Additionally, the FDA plans on providing incentives for food companies to produce healthier food options. In fact, the organization invited industry professionals, nutritionists and consumers to a public meeting on June 26th to discuss areas of their Nutrition Innovation Strategy. At the meeting, the organization highlighted their efforts to implement modernized food labels on product packaging and how these labels will help consumers identify healthy products. They also are looking into modernizing ingredient lists and standards of identity. In addition, the FDA announced that they are actively looking for incentives to provide to food companies that are compliant with their nutrition strategy.
According to Gottlieb, the FDA is thinking about producing a standard “healthy” logo in order to make healthy food options more visible to consumers. If this new logo is implemented, it could mean that food companies would have to certify the health qualities of their food products prior to labeling it as “healthy.” Regardless, the FDA plans on defining the term “healthy” in order to prevent false claims on packaging.

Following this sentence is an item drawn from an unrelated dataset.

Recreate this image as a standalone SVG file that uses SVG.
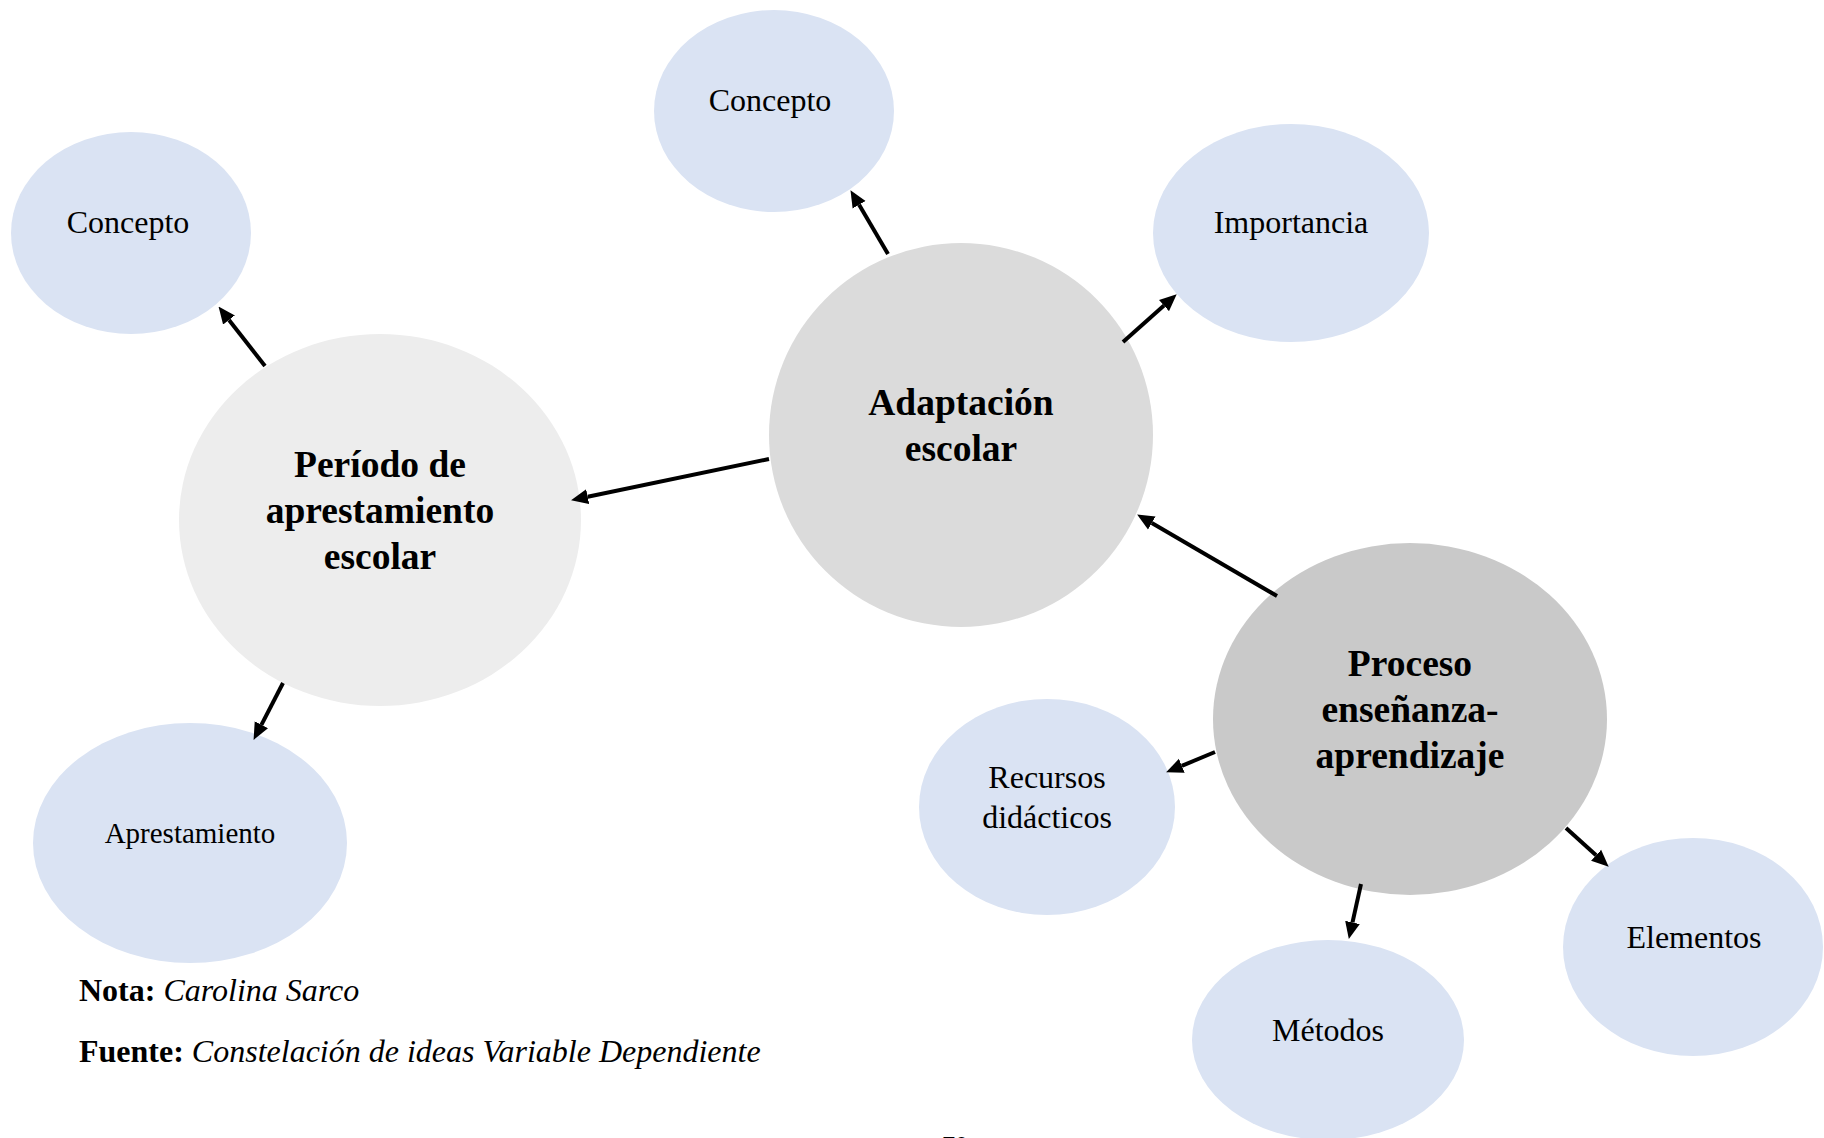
<svg xmlns="http://www.w3.org/2000/svg" width="1824" height="1138" viewBox="0 0 1824 1138">
<style>
.blue{fill:#DAE3F3}
.lbl{font-family:"Liberation Serif","Times New Roman",serif;font-size:32px;fill:#000;text-anchor:middle}
.big{font-family:"Liberation Serif","Times New Roman",serif;font-size:37.5px;font-weight:bold;fill:#000;text-anchor:middle}
.note{font-family:"Liberation Serif","Times New Roman",serif;font-size:32px;fill:#000}
.conn line{stroke:#000;stroke-width:4;marker-end:url(#ah)}
</style>
<defs>
<marker id="ah" markerUnits="userSpaceOnUse" viewBox="0 -8 17 16" refX="0" refY="0" markerWidth="17" markerHeight="16" orient="auto">
<path d="M0,-7.5 L17,0 L0,7.5 z" fill="#000"/>
</marker>
</defs>
<rect width="1824" height="1138" fill="#fff"/>

<g id="concepto-izq"><ellipse class="blue" cx="131" cy="233" rx="120" ry="101"/><text class="lbl" x="128" y="233">Concepto</text></g>
<g id="concepto-sup"><ellipse class="blue" cx="774" cy="111" rx="120" ry="101"/><text class="lbl" x="770" y="111">Concepto</text></g>
<g id="importancia"><ellipse class="blue" cx="1291" cy="233" rx="138" ry="109"/><text class="lbl" x="1291" y="233">Importancia</text></g>
<g id="periodo"><ellipse cx="380" cy="520" rx="201" ry="186" fill="#EDEDED"/><text class="big" x="380" y="477">Período de</text><text class="big" x="380" y="523">aprestamiento</text><text class="big" x="380" y="569">escolar</text></g>
<g id="adaptacion"><ellipse cx="961" cy="435" rx="192" ry="192" fill="#DBDBDB"/><text class="big" x="961" y="415">Adaptación</text><text class="big" x="961" y="461">escolar</text></g>
<g id="proceso"><ellipse cx="1410" cy="719" rx="197" ry="176" fill="#C9C9C9"/><text class="big" x="1410" y="676">Proceso</text><text class="big" x="1410" y="722">enseñanza-</text><text class="big" x="1410" y="768">aprendizaje</text></g>
<g id="aprestamiento"><ellipse class="blue" cx="190" cy="843" rx="157" ry="120"/><text class="lbl" x="190" y="843" style="font-size:29px">Aprestamiento</text></g>
<g id="recursos"><ellipse class="blue" cx="1047" cy="807" rx="128" ry="108"/><text class="lbl" x="1047" y="788">Recursos</text><text class="lbl" x="1047" y="828">didácticos</text></g>
<g id="metodos"><ellipse class="blue" cx="1328" cy="1040" rx="136" ry="100"/><text class="lbl" x="1328" y="1041">Métodos</text></g>
<g id="elementos"><ellipse class="blue" cx="1693" cy="947" rx="130" ry="109"/><text class="lbl" x="1694" y="948">Elementos</text></g>

<g id="connectors" class="conn">
<line x1="265" y1="366" x2="229" y2="320"/>
<line x1="888" y1="254" x2="859.1" y2="204.8"/>
<line x1="1123" y1="342" x2="1164" y2="305.6"/>
<line x1="769" y1="459" x2="587.7" y2="496.7"/>
<line x1="1277" y1="596" x2="1151.8" y2="523.1"/>
<line x1="1215" y1="752" x2="1181.8" y2="765.8"/>
<line x1="283" y1="683" x2="261.4" y2="724.8"/>
<line x1="1361" y1="884" x2="1352.5" y2="922.4"/>
<line x1="1566" y1="828" x2="1596.1" y2="855.3"/>
</g>

<text class="note" x="79" y="1001"><tspan font-weight="bold">Nota:</tspan> <tspan font-style="italic">Carolina Sarco</tspan></text>
<text class="note" x="79" y="1062"><tspan font-weight="bold">Fuente:</tspan> <tspan font-style="italic">Constelación de ideas Variable Dependiente</tspan></text>
<text x="942" y="1154" style="font-family:'Liberation Serif',serif;font-size:26px;font-weight:bold">70</text>
</svg>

In regards to the ingredients list, the organization is looking for feedback on the idea of using simple terminology on ingredient lists instead of chemical names. This would allow consumers to easily identify healthy ingredients on food product labels.
“For example, manufacturers can make ingredient names more understandable by using terms like vitamin B6 instead of pyridoxine, or vitamin B12 instead of cyanocobalamin,” he said.
When it comes to standards of identity, which are standards that mandate the ingredients and manufacturing techniques of food, the organization is looking to modernize these standards in order to keep up with food innovations.
“To take one example, the standards of identity for certain cheeses don’t always permit the use of salt substitutes, which could be used to lower the sodium content of cheese. We’ve also been asked to modernize the standard of identity for yogurt to support the innovations occurring in this food category,” he said.
The FDA wants to know if consumers feel as if they are being misled when it comes to food alternatives that have the same names as their traditional counterparts. For example, products such as almond milk and cauliflower rice are not made from milk or rice, so this might be confusing for consumers.
The organization will be taking the options of consumers, food industry representatives and stakeholders into account before finalizing any new food mandates. Depending on the feedback they receive, the organization might start enforcing these new efforts to reduce false label claims. The FDA will also be implementing a full-scale educational campaign (through social media, websites and videos) for their new Nutrition Facts label in order to ensure that consumers are able to use it to its full potential.
“Leveraging nutrition as a way to advance public health remains one of my top priorities as Commissioner. All of these efforts represent the broad range of work the FDA is currently conducting to create a safe and healthier food supply for American families and to help consumers make more informed choices,” Gottlieb said. “Continued input on this initiative will be key as we use the tools of diet and nutrition to advance our public health goals. With these science-based efforts, we’re committed to promoting the availability of healthy dietary choices for all Americans.”